Para decir Dios no hay que elevarse hasta las nubes ni perderse en los libros y enciclopedias, en bibliotecas y sermones, en discursos y pensamientos. Para decir Dios,
sólo basta nuestra palabra dicha desde dentro. Su nombre se repite milagrosamente en cada latido, en cada pecho, en cada nacimiento. Su presencia de asombro, de silencio,
de protesta, de belleza, de llanto…se hace historia de un río subterráneo –caudal de dolor y piedras- A Él acudimos como eterna hoguera buscando afecto, consuelo, calor, sosiego.
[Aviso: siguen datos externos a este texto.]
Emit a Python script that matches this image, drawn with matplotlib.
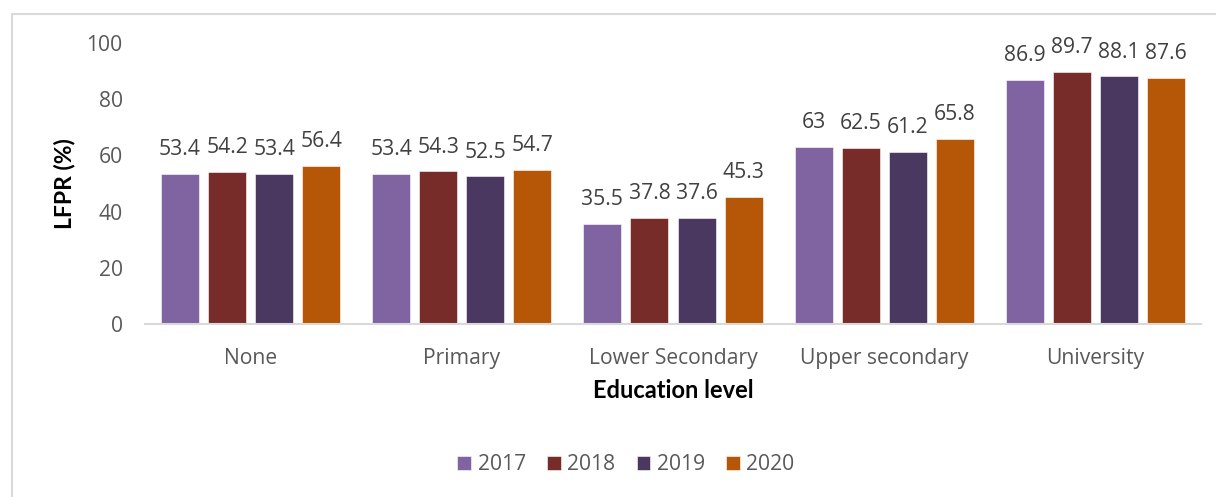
import numpy as np
import matplotlib
matplotlib.use("Agg")
import matplotlib.pyplot as plt
import matplotlib.patches as patches

# Labour force participation rate by education level
levels = ["None", "Primary", "Lower Secondary", "Upper secondary", "University"]
years = ["2017", "2018", "2019", "2020"]
lfpr_2017 = [53.4, 53.4, 35.5, 63, 86.9]
lfpr_2018 = [54.2, 54.3, 37.8, 62.5, 89.7]
lfpr_2019 = [53.4, 52.5, 37.6, 61.2, 88.1]
lfpr_2020 = [56.4, 54.7, 45.3, 65.8, 87.6]
series = [lfpr_2017, lfpr_2018, lfpr_2019, lfpr_2020]
colors = ["#8064A2", "#772C2A", "#4B3861", "#B65708"]

plt.rcParams['font.family'] = ['Open Sans', 'DejaVu Sans']

fig = plt.figure(figsize=(12.16, 4.97), dpi=100)
ax = fig.add_axes([0.1192, 0.3481, 0.8685, 0.5654])

# chart frame
frame = patches.Rectangle((12 / 1216, -0.1), 1.2, 1.1 - 14 / 497,
                          transform=fig.transFigure, fill=False,
                          edgecolor="#D9D9D9", linewidth=1.5, zorder=0)
fig.patches.append(frame)

x = np.arange(len(levels))
width = 0.18
step = 0.223
for i, (vals, col, yr) in enumerate(zip(series, colors, years)):
    pos = x + (i - 1.5) * step
    bars = ax.bar(pos, vals, width, color=col, label=yr,
                  edgecolor="white", linewidth=0.4, zorder=2)
    for b, v in zip(bars, vals):
        ax.annotate(f"{v:g}", (b.get_x() + b.get_width() / 2, v),
                    xytext=(0, 10), textcoords="offset points",
                    ha="center", va="bottom", fontsize=15.2, color="#404040")

ax.set_xlim(-0.5, len(levels) - 0.5)
ax.set_ylim(0, 100)
ax.set_yticks(range(0, 101, 20))
ax.set_xticks(x)
ax.set_xticklabels(levels)
ax.tick_params(axis="both", length=0, labelsize=15.2, labelcolor="#595959")
ax.tick_params(axis="y", pad=16)
ax.tick_params(axis="x", pad=17)
for s in ["top", "right", "left"]:
    ax.spines[s].set_visible(False)
ax.spines["bottom"].set_color("#D9D9D9")
ax.spines["bottom"].set_linewidth(1.5)

ax.set_ylabel("LFPR (%)", fontsize=16.5, fontweight="bold", color="black",
              family=["Lato", "DejaVu Sans"], labelpad=8)
fig.text(673 / 1216, 1 - 390 / 497, "Education level", ha="center", va="center",
         fontsize=17, fontweight="bold", family=["Lato", "DejaVu Sans"])

fig.legend(loc="center", bbox_to_anchor=(626 / 1216, 1 - 465 / 497), ncol=4,
           frameon=False, fontsize=15.2, handlelength=0.66, handleheight=0.66,
           handletextpad=0.3, columnspacing=1.0, labelcolor="#595959")

fig.savefig("out.png", dpi=100)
Esta mañana he vuelto a oír su voz en las risas de los niños, en el duro campo, en las casas dolientes, en los cuerpos sanos, en los jóvenes voluntarios que están construyendo una escuela en una aldea pobre, en las madres que preparan el menú de siempre a su numerosa familia, en el hogar de ancianos, en los que esperan trabajo, en los que cargan pesos pesados, en los que llevan la felicidad en sus manos y la reparten sin medida, en los que se esfuerzan en preparar un futuro más justo y humano.
Hoy he vuelto a escuchar su palabra en el viento y en el suelo, en la música y en el silencio, en sus hijos y en el grito de los que se llenaron de duelos y desconsuelos.
Para decir Dios, me quedo a solas con Él solo, con su mirada, empapado de amistad, envuelto en suave amor, naciendo una vez más.